Washington's public archives have a problem hiding in plain sight. Across the District's network of municipal libraries, historic preservation offices, and neighborhood documentation projects, digital asset managers are sitting on tens of thousands of duplicate images — redundant scans, overlapping photo records, and conflicting file versions that clog storage systems, confuse public search tools, and cost real money to maintain. Now, with federal restructuring under the Trump administration squeezing local agency budgets and the D.C. Office of the Chief Technology Officer facing flat funding through fiscal year 2027, the question of what to do next can no longer be deferred.
The timing matters because several of the District's most active digitization programs are approaching decision points simultaneously. The DC Public Library's Special Collections division, headquartered at the Martin Luther King Jr. Memorial Library on G Street NW, completed a major scanning push in late 2025. The Charles Sumner School Museum and Archives on M Street NW has been consolidating records from multiple Ward 2 neighborhood associations. Both institutions now face the same downstream problem: without a coherent deduplication protocol, those archives are accumulating redundant files faster than staff can manually flag them.
What Deduplication Actually Costs — and Who Decides
The core challenge is not technical. Software tools capable of identifying near-duplicate images using perceptual hashing algorithms have existed for years, and open-source options are freely available. The harder question is governance: who has the authority to permanently delete a file from a public record, what review process must precede that decision, and which version of a duplicated image gets designated the canonical copy when metadata conflicts.
In most municipal contexts, that authority sits with a records officer operating under a formal retention schedule approved by a legislative body.
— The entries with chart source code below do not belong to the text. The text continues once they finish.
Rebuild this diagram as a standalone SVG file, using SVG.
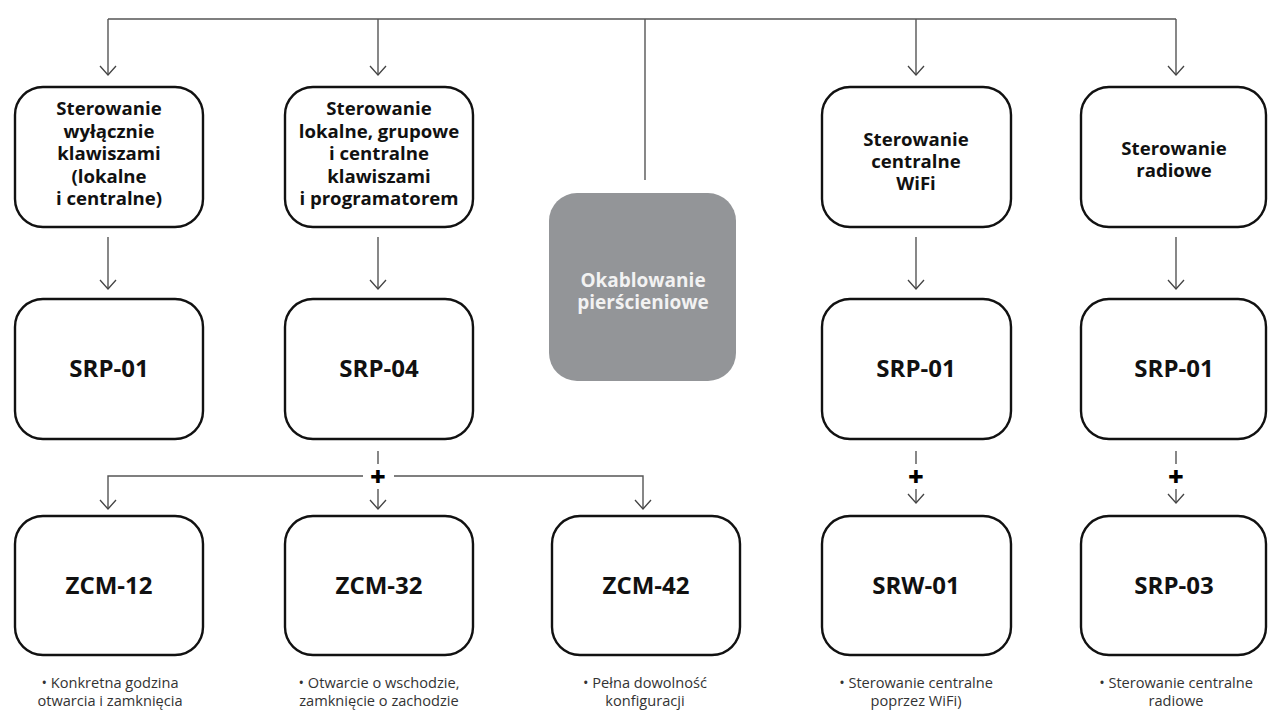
<svg xmlns="http://www.w3.org/2000/svg" width="1268" height="713" viewBox="0 0 1268 713">
<defs>
<marker id="arr" markerUnits="userSpaceOnUse" markerWidth="20" markerHeight="20" refX="0" refY="0" viewBox="-12 -10 14 20" orient="auto" overflow="visible">
<path d="M-9,-8 L0,0 L-9,8" fill="none" stroke="#444" stroke-width="1.3"/>
</marker>
<style>
.box{fill:#fff;stroke:#111;stroke-width:2.4}
.gray{fill:#939598;stroke:none}
.ln{fill:none;stroke:#555;stroke-width:1.4}
.t{font-family:"Open Sans","Noto Sans","Liberation Sans",sans-serif;font-weight:700;font-size:18.6px;fill:#111;text-anchor:middle}
.tw{font-family:"Open Sans","Noto Sans","Liberation Sans",sans-serif;font-weight:700;font-size:19px;fill:#f2f2f2;text-anchor:middle}
.c{font-family:"Open Sans","Noto Sans","Liberation Sans",sans-serif;font-weight:700;font-size:24px;fill:#111;text-anchor:middle}
.d{font-family:"Open Sans","Noto Sans","Liberation Sans",sans-serif;font-weight:400;font-size:14.6px;fill:#333;text-anchor:middle}
.p{font-family:"Open Sans","Noto Sans","Liberation Sans",sans-serif;font-weight:800;font-size:27px;fill:#000;text-anchor:middle}
</style>
</defs>
<rect width="1268" height="713" fill="#fff"/>
<g id="connectors">
<path class="ln" d="M108 19 H1176"/>
<path class="ln" d="M108 19 V75" marker-end="url(#arr)"/>
<path class="ln" d="M378 19 V75" marker-end="url(#arr)"/>
<path class="ln" d="M645 19 V180"/>
<path class="ln" d="M916 19 V75" marker-end="url(#arr)"/>
<path class="ln" d="M1176 19 V75" marker-end="url(#arr)"/>
<path class="ln" d="M108 237 V289" marker-end="url(#arr)"/>
<path class="ln" d="M378 237 V289" marker-end="url(#arr)"/>
<path class="ln" d="M916 237 V289" marker-end="url(#arr)"/>
<path class="ln" d="M1176 237 V289" marker-end="url(#arr)"/>
<path class="ln" d="M378 451 V464"/>
<path class="ln" d="M363 476 H108 V509" marker-end="url(#arr)"/>
<path class="ln" d="M394 476 H643 V509" marker-end="url(#arr)"/>
<path class="ln" d="M378 489 V509" marker-end="url(#arr)"/>
<path class="ln" d="M916 451 V464"/>
<path class="ln" d="M916 489 V503" marker-end="url(#arr)"/>
<path class="ln" d="M1176 451 V464"/>
<path class="ln" d="M1176 489 V503" marker-end="url(#arr)"/>
<text class="p" x="378" y="486">+</text>
<text class="p" x="916" y="486">+</text>
<text class="p" x="1176" y="486">+</text>
</g>
<g id="n-top1"><rect class="box" x="15" y="87" width="188" height="140" rx="28"/>
<text class="t" x="109"><tspan x="109" y="115">Sterowanie</tspan><tspan x="109" y="138">wyłącznie</tspan><tspan x="109" y="160">klawiszami</tspan><tspan x="109" y="183">(lokalne</tspan><tspan x="109" y="205">i centralne)</tspan></text></g>
<g id="n-top2"><rect class="box" x="285" y="87" width="188" height="140" rx="28"/>
<text class="t" x="379"><tspan x="379" y="115">Sterowanie</tspan><tspan x="379" y="138">lokalne, grupowe</tspan><tspan x="379" y="160">i centralne</tspan><tspan x="379" y="183">klawiszami</tspan><tspan x="379" y="205">i programatorem</tspan></text></g>
<g id="n-ring"><rect class="gray" x="549" y="193" width="187" height="188" rx="28"/>
<text class="tw" x="643"><tspan x="643" y="287">Okablowanie</tspan><tspan x="643" y="309">pierścieniowe</tspan></text></g>
<g id="n-top4"><rect class="box" x="822" y="87" width="189" height="140" rx="28"/>
<text class="t" x="916"><tspan x="916" y="146">Sterowanie</tspan><tspan x="916" y="168">centralne</tspan><tspan x="916" y="190">WiFi</tspan></text></g>
<g id="n-top5"><rect class="box" x="1081" y="87" width="185" height="140" rx="28"/>
<text class="t" x="1174"><tspan x="1174" y="155">Sterowanie</tspan><tspan x="1174" y="177">radiowe</tspan></text></g>
<g id="n-srp01a"><rect class="box" x="15" y="299" width="188" height="140" rx="28"/><text class="c" x="109" y="377">SRP-01</text></g>
<g id="n-srp04"><rect class="box" x="285" y="299" width="188" height="140" rx="28"/><text class="c" x="379" y="377">SRP-04</text></g>
<g id="n-srp01b"><rect class="box" x="822" y="299" width="189" height="140" rx="28"/><text class="c" x="916" y="377">SRP-01</text></g>
<g id="n-srp01c"><rect class="box" x="1081" y="299" width="185" height="140" rx="28"/><text class="c" x="1174" y="377">SRP-01</text></g>
<g id="n-zcm12"><rect class="box" x="15" y="516" width="188" height="139" rx="28"/><text class="c" x="109" y="594">ZCM-12</text>
<text class="d"><tspan x="110" y="688">• Konkretna godzina</tspan><tspan x="110" y="706">otwarcia i zamknięcia</tspan></text></g>
<g id="n-zcm32"><rect class="box" x="285" y="516" width="188" height="139" rx="28"/><text class="c" x="379" y="594">ZCM-32</text>
<text class="d"><tspan x="379" y="688">• Otwarcie o wschodzie,</tspan><tspan x="379" y="706">zamknięcie o zachodzie</tspan></text></g>
<g id="n-zcm42"><rect class="box" x="552" y="516" width="188" height="139" rx="28"/><text class="c" x="646" y="594">ZCM-42</text>
<text class="d"><tspan x="645" y="688">• Pełna dowolność</tspan><tspan x="645" y="706">konfiguracji</tspan></text></g>
<g id="n-srw01"><rect class="box" x="822" y="516" width="189" height="139" rx="28"/><text class="c" x="916" y="594">SRW-01</text>
<text class="d"><tspan x="916" y="688">• Sterowanie centralne</tspan><tspan x="916" y="706">poprzez WiFi)</tspan></text></g>
<g id="n-srp03"><rect class="box" x="1081" y="516" width="185" height="139" rx="28"/><text class="c" x="1174" y="594">SRP-03</text>
<text class="d"><tspan x="1176" y="688">• Sterowanie centralne</tspan><tspan x="1176" y="706">radiowe</tspan></text></g>
</svg>
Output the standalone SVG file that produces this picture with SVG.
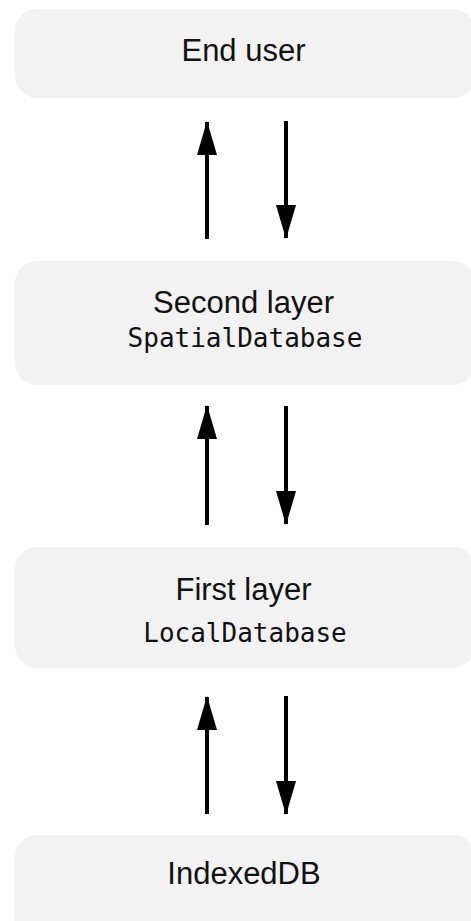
<svg xmlns="http://www.w3.org/2000/svg" width="471" height="921" viewBox="0 0 471 921">
  <style>
    .box { fill: #f2f2f2; }
    .label { font-family: "Liberation Sans", Arial, sans-serif; font-size: 31px; fill: #111; text-anchor: middle; }
    .code { font-family: "DejaVu Sans Mono", monospace; font-size: 26px; fill: #111; text-anchor: middle; }
    .link { stroke: #000; stroke-width: 4; fill: none; marker-end: url(#head); }
  </style>
  <defs>
    <marker id="head" markerUnits="userSpaceOnUse" markerWidth="34" markerHeight="20" refX="33" refY="10" orient="auto">
      <path d="M0,0 L34,10 L0,20 Z" fill="#000"/>
    </marker>
  </defs>

  <g id="end-user">
    <rect class="box" x="15" y="9" width="460" height="89" rx="22"/>
    <text class="label" x="243.5" y="61">End user</text>
  </g>

  <g id="second-layer">
    <rect class="box" x="15" y="261" width="460" height="124" rx="22"/>
    <text class="label" x="243.5" y="313">Second layer</text>
    <text class="code" x="245" y="347">SpatialDatabase</text>
  </g>

  <g id="first-layer">
    <rect class="box" x="15" y="547" width="460" height="121" rx="22"/>
    <text class="label" x="243.5" y="600">First layer</text>
    <text class="code" x="245" y="642">LocalDatabase</text>
  </g>

  <g id="indexeddb">
    <rect class="box" x="15" y="835" width="460" height="110" rx="22"/>
    <text class="label" x="244" y="884">IndexedDB</text>
  </g>

  <g id="connectors">
    <line class="link" x1="207" y1="239" x2="207" y2="122"/>
    <line class="link" x1="286" y1="121" x2="286" y2="238"/>
    <line class="link" x1="207" y1="525" x2="207" y2="406"/>
    <line class="link" x1="286" y1="406" x2="286" y2="524"/>
    <line class="link" x1="207" y1="814" x2="207" y2="697"/>
    <line class="link" x1="286" y1="696" x2="286" y2="814"/>
  </g>
</svg>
In the District, the DC Office of Public Records, which operates under the DC Department of General Services, maintains the official retention schedules for government documents. But photographic assets held by cultural institutions often fall into gray zones — not strictly government records, yet acquired with public funds and maintained for public benefit. The distinction matters enormously when a deletion is later challenged.
Budget figures illustrate the pressure. Cloud storage costs for unmanaged digital archives can run to several thousand dollars per terabyte annually at government contract rates, and institutions carrying redundant image libraries at scale can be paying for two, three, or more copies of the same asset without realizing it. For a library system already absorbing the downstream effects of DOGE-driven cuts to federal grant pipelines that historically supplemented local cultural funding, that inefficiency is no longer abstractly wasteful — it is a line item someone has to defend.
The Decisions Ahead, Neighborhood by Neighborhood
The stakes are particularly sharp in areas where active community documentation is underway. In Anacostia, where the Anacostia Community Museum — a Smithsonian Institution facility on Fort Place SE — has spent years building photographic records of neighborhood change, duplicate images often exist because multiple community organizations submitted overlapping contributions to shared drives. Resolving those duplicates is not just a file management question; it implicates whose version of a block's history gets preserved and whose gets deleted.
NoMa presents a different scenario. The rapid development that has transformed the area north of Massachusetts Avenue NE since 2010 has generated parallel documentation from the NoMa BID, city planning offices, and independent archivists. When those records eventually consolidate, the deduplication choices made in the next twelve to eighteen months will shape what future researchers find.
Institutions have three realistic paths forward. First, they can adopt automated deduplication tools and accept the risk of algorithmic error in exchange for speed and cost savings. Second, they can fund manual review processes, which are slower and more expensive but produce defensible, auditable deletion records. Third, they can defer the decision entirely and absorb ongoing storage costs — the default that most have been choosing by inaction. With fiscal year 2027 budget requests due to the DC Council's Committee on Facilities and Family Services this fall, that third option is becoming harder to justify. The calendar, not the technology, is now the forcing function.